Who’d be a Researcher in a Digital World?

Research is complex

I always feel some sympathy for the systems guys in the media industry – especially at the agency end, where the role seems to consist all too often of aborted (potentially interesting) projects replaced by (far less interesting) fire-fighting. But competing hard for our sympathy vote are surely researchers these days – and in that case I mean the guys who are meant to be delivering the research, not those using it.

I went to the launch of Nielsen’s new “hybrid” measurement system yesterday – which will ultimately replace the current UKOM methodology and data systems. The new method gives us broader data from more devices and the potential for more accuracy too, as it combines people and site data, but with a firm emphasis on the people end.

I won’t go into any more detail – I am not qualified, and to a large degree not very interested either – and I am sure most readers will be more concerned with what this means commercially. Will the “new numbers” show higher usage for my sites? Will they give me more and better data I can use in planning and buying, etc?
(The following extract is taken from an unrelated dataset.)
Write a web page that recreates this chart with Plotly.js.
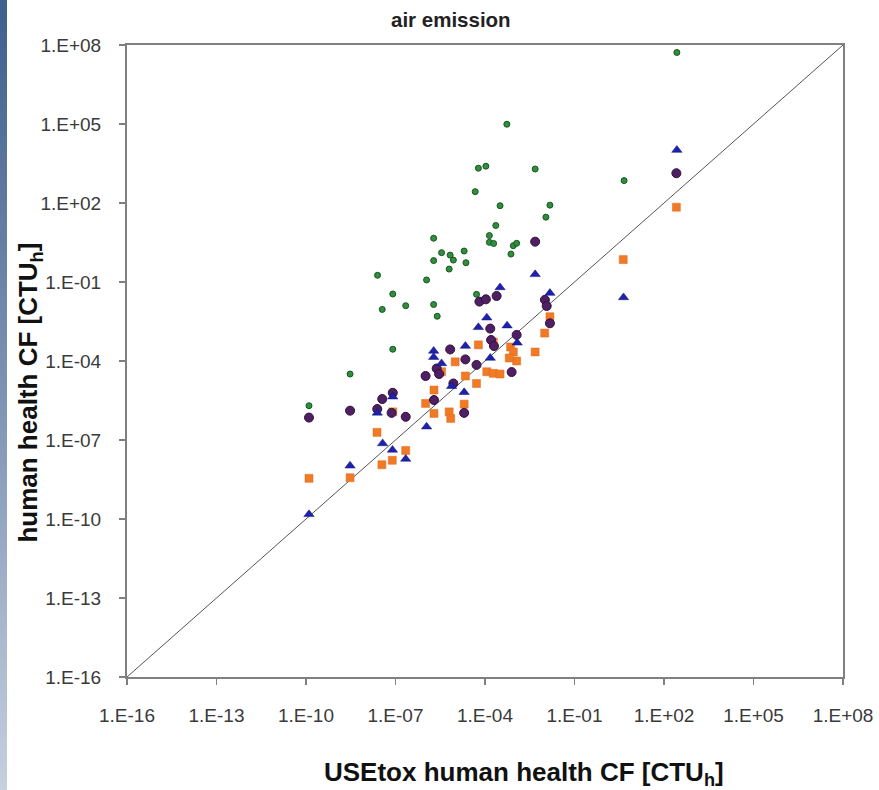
<!DOCTYPE html>
<html>
<head>
<meta charset="utf-8">
<script src="https://cdn.plot.ly/plotly-3.0.1.min.js"></script>
<style>
  html, body { margin: 0; padding: 0; background: #ffffff; }
  #wrap { position: relative; width: 879px; height: 790px; }
  #strip { position: absolute; left: 0; top: 0; width: 7px; height: 790px;
           background: linear-gradient(to bottom, #3f5f8c 0%, #7d93b3 50%, #c6d0de 100%); }
  #chart { position: absolute; left: 0; top: 0; width: 879px; height: 790px; }
</style>
</head>
<body>
<div id="wrap"><div id="strip"></div><div id="chart"></div></div>
<script>
// USEtox human health CF (x) vs. other model human health CF (y), air emission
const greenX = [2.7e2, 5.4e-4, 6.0e-5, 1.07e-4, 4.8e-3, 4.7e-5, 4.6, 3.2e-4, 1.5e-2, 1.1e-2,
  2.3e-4, 1.4e-4, 1.4e-4, 1.95e-4, 8.9e-4, 1.15e-3, 7.4e-4, 1.9e-6, 3.5e-6, 6.8e-6,
  8.7e-6, 2.0e-5, 1.9e-6, 2.3e-5, 6.3e-6, 1.1e-6, 2.5e-8, 8.1e-8, 3.6e-8, 2.2e-7,
  1.9e-6, 2.5e-6, 8.1e-8, 3.0e-9, 1.26e-10, 5.2e-5];
const greenY = [5.2e7, 9.8e4, 2.1e3, 2.5e3, 1.95e3, 2.7e2, 7.1e2, 79, 83, 29,
  14, 5.8, 3.2, 2.9, 2.4, 2.95, 1.15, 4.6, 1.3, 1.05,
  0.68, 1.5, 0.65, 0.54, 0.31, 0.12, 0.18, 3.5e-2, 9.1e-3, 1.26e-2,
  1.4e-2, 5.0e-3, 2.8e-4, 3.2e-5, 2.0e-6, 3.4e-2];

const purpleX = [2.6e2, 4.8e-3, 6.5e-5, 1.07e-4, 2.45e-4, 1.02e-2, 1.17e-2, 1.5e-4, 1.6e-4, 2.0e-4,
  1.15e-3, 1.5e-2, 6.8e-6, 2.2e-5, 5.2e-5, 7.8e-4, 1.02e-6, 2.4e-6, 2.9e-6, 8.7e-6,
  1.95e-6, 2.0e-5, 8.1e-8, 3.6e-8, 2.45e-8, 7.4e-8, 2.2e-7, 3.0e-9, 1.26e-10];
const purpleY = [1.35e3, 3.4, 1.8e-2, 2.2e-2, 2.95e-2, 2.1e-2, 1.23e-2, 1.7e-3, 6.3e-4, 3.7e-4,
  9.8e-4, 2.7e-3, 2.75e-4, 1.15e-4, 7.1e-5, 3.8e-5, 2.7e-5, 5.2e-5, 3.2e-5, 1.4e-5,
  3.3e-6, 1.07e-6, 6.2e-6, 3.6e-6, 1.5e-6, 1.07e-6, 7.6e-7, 1.3e-6, 7.1e-7];

const blueX = [2.7e2, 4.4, 4.8e-3, 3.2e-4, 1.5e-2, 1.15e-4, 6.0e-5, 5.5e-4, 1.2e-3, 1.5e-4,
  2.2e-5, 1.9e-6, 1.9e-6, 3.5e-6, 7.6e-6, 2.0e-5, 8.1e-8, 2.45e-8, 1.1e-6, 3.7e-8,
  7.9e-8, 2.2e-7, 3.0e-9, 1.26e-10];
const blueY = [1.02e4, 2.6e-2, 0.195, 6.2e-2, 3.8e-2, 4.4e-3, 1.9e-3, 2.2e-3, 4.9e-4, 1.3e-4,
  3.7e-4, 2.4e-4, 1.4e-4, 8.1e-5, 1.1e-5, 6.5e-6, 4.4e-6, 1.07e-6, 3.2e-7, 7.4e-8,
  4.2e-8, 1.9e-8, 1.05e-8, 1.5e-10];

const orangeX = [2.6e2, 4.3, 1.5e-2, 1.0e-2, 4.8e-3, 7.2e-4, 8.9e-4, 1.15e-3, 6.5e-4, 6.0e-5,
  1.0e-5, 2.2e-5, 1.15e-4, 1.9e-4, 3.2e-4, 5.2e-5, 3.5e-6, 1.95e-6, 1.02e-6, 1.95e-6,
  6.3e-6, 7.1e-6, 2.0e-5, 8.1e-8, 2.4e-8, 2.2e-7, 7.8e-8, 3.5e-8, 3.0e-9, 1.26e-10, 1.9e-4];
const orangeY = [69, 0.71, 4.8e-3, 1.15e-3, 2.2e-4, 3.4e-4, 2.2e-4, 1.0e-4, 1.3e-4, 4.1e-4,
  9.3e-5, 2.7e-5, 3.9e-5, 3.4e-5, 3.2e-5, 1.4e-5, 3.9e-5, 7.9e-6, 2.45e-6, 1.02e-6,
  1.17e-6, 6.6e-7, 2.3e-6, 1.17e-6, 1.95e-7, 4.0e-8, 1.7e-8, 1.15e-8, 3.7e-9, 3.5e-9, 5.2e-4];

const lineX = [1e-16, 1e8];
const lineY = [1e-16, 1e8];

const tickVals = [1e-16, 1e-13, 1e-10, 1e-7, 1e-4, 1e-1, 1e2, 1e5, 1e8];
const tickText = ["1.E-16", "1.E-13", "1.E-10", "1.E-07", "1.E-04", "1.E-01", "1.E+02", "1.E+05", "1.E+08"];

const FONT = "Liberation Sans, Arial, sans-serif";

const traces = [
  { x: lineX, y: lineY, mode: "lines", type: "scatter",
    line: { color: "#555555", width: 1 }, hoverinfo: "skip" },
  { x: greenX, y: greenY, mode: "markers", type: "scatter",
    marker: { symbol: "circle", size: 6, color: "#2f8f3c", line: { color: "#1a5424", width: 1 } } },
  { x: orangeX, y: orangeY, mode: "markers", type: "scatter",
    marker: { symbol: "square", size: 8, color: "#f07a26", line: { color: "#e06a18", width: 0.5 } } },
  { x: purpleX, y: purpleY, mode: "markers", type: "scatter",
    marker: { symbol: "circle", size: 9, color: "#4e1f63", line: { color: "#33103f", width: 1 } } },
  { x: blueX, y: blueY, mode: "markers", type: "scatter",
    marker: { symbol: "triangle-up", size: 9, color: "#1e22aa", line: { color: "#12157a", width: 0.5 } } }
];

const axisCommon = {
  type: "log",
  range: [-16, 8],
  tickvals: tickVals,
  ticktext: tickText,
  ticks: "outside",
  ticklen: 6,
  tickwidth: 1.5,
  tickcolor: "#7f7f7f",
  showline: true,
  linecolor: "#808080",
  linewidth: 2,
  mirror: true,
  showgrid: false,
  zeroline: false,
  tickfont: { family: FONT, size: 19, color: "#3a3a3a" }
};

const layout = {
  width: 879,
  height: 790,
  margin: { l: 127, r: 36, t: 45, b: 113 },
  paper_bgcolor: "rgba(0,0,0,0)",
  plot_bgcolor: "#ffffff",
  showlegend: false,
  xaxis: Object.assign({}, axisCommon, { ticklabelstandoff: 14 }),
  yaxis: Object.assign({}, axisCommon, { ticklabelstandoff: 14 }),
  annotations: [
    { text: "<b>air emission</b>", xref: "paper", yref: "paper", x: 0.452, y: 1.0, yshift: 26,
      xanchor: "center", yanchor: "middle", showarrow: false,
      font: { family: FONT, size: 20.5, color: "#222222" } },
    { text: "<b>USEtox human health CF [CTU<sub>h</sub>]</b>", xref: "paper", yref: "paper",
      x: 0.555, y: 0, yshift: -96, xanchor: "center", yanchor: "middle", showarrow: false,
      font: { family: FONT, size: 26, color: "#111111" } },
    { text: "<b>human health CF [CTU<sub>h</sub>]</b>", xref: "paper", yref: "paper",
      x: 0, xshift: -97, y: 0.45, xanchor: "center", yanchor: "middle", textangle: -90, showarrow: false,
      font: { family: FONT, size: 26, color: "#111111" } }
  ]
};

Plotly.newPlot("chart", traces, layout, { staticPlot: true, displayModeBar: false });
</script>
</body>
</html>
The presentation did drive home how devilishly complicated research is becoming; and also how difficult it is to change anything once a benchmark number is out there – even if the changes come with many universal benefits. Nielsen is managing this particular task, and would admit it has made a couple of cock-ups along the way, but their quest is for the most accurate, wide ranging information about what we all do online – on any device! And there are a heck of a lot of devices to be measured now.
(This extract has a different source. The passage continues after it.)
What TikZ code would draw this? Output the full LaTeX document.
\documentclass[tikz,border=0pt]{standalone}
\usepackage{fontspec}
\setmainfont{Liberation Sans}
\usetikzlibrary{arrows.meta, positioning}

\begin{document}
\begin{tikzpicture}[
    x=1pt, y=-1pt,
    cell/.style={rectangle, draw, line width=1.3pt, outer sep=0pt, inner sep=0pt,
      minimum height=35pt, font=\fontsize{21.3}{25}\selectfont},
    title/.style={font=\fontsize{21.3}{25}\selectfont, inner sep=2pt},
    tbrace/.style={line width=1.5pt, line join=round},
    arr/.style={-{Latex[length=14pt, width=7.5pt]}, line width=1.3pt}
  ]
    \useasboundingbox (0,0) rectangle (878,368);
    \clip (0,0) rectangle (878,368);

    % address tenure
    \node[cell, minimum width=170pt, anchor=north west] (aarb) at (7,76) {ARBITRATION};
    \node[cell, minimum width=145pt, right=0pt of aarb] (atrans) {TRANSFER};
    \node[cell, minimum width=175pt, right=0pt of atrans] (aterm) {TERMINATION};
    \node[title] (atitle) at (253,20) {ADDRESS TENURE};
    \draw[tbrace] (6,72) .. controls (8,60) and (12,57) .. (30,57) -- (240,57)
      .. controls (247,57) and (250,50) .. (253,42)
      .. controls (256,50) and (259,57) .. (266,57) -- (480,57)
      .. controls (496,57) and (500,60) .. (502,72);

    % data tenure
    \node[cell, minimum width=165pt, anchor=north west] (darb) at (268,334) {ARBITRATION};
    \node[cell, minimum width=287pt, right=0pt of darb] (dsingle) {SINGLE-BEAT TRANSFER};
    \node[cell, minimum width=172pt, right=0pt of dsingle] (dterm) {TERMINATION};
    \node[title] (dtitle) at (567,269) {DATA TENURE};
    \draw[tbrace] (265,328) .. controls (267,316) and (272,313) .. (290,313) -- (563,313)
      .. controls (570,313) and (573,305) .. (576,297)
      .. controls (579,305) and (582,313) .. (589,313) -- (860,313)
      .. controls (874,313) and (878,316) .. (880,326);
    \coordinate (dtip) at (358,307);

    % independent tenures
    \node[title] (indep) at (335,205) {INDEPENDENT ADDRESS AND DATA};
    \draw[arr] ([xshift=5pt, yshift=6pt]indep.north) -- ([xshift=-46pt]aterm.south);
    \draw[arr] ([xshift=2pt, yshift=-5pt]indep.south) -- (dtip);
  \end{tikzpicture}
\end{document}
BARB is going through similar efforts to track non-linear TV viewing. Often criticised for not moving faster, the starting point for BARB is any new or additional measurement method must be of an acceptable standard. That doesn’t seem too unreasonable. However, you worry occasionally when media owners or agencies demand numbers now – and also that these have to be very similar to their own internal figures or to existing data, or what powerful internal stakeholders believe. Of course one understands the commercial issues, but what happens when the researchers’ methodology is proven to be better, but your numbers are lower. Back to the drawing board probably, given that media owners pay the bulk of research fees. Why would you pay for something that might lose you advertising money?

So we demand advances in data collection from our researchers, whilst devices proliferate, but only with numbers that suit us; and most of us couldn’t give two hoots about the methodology! Easy!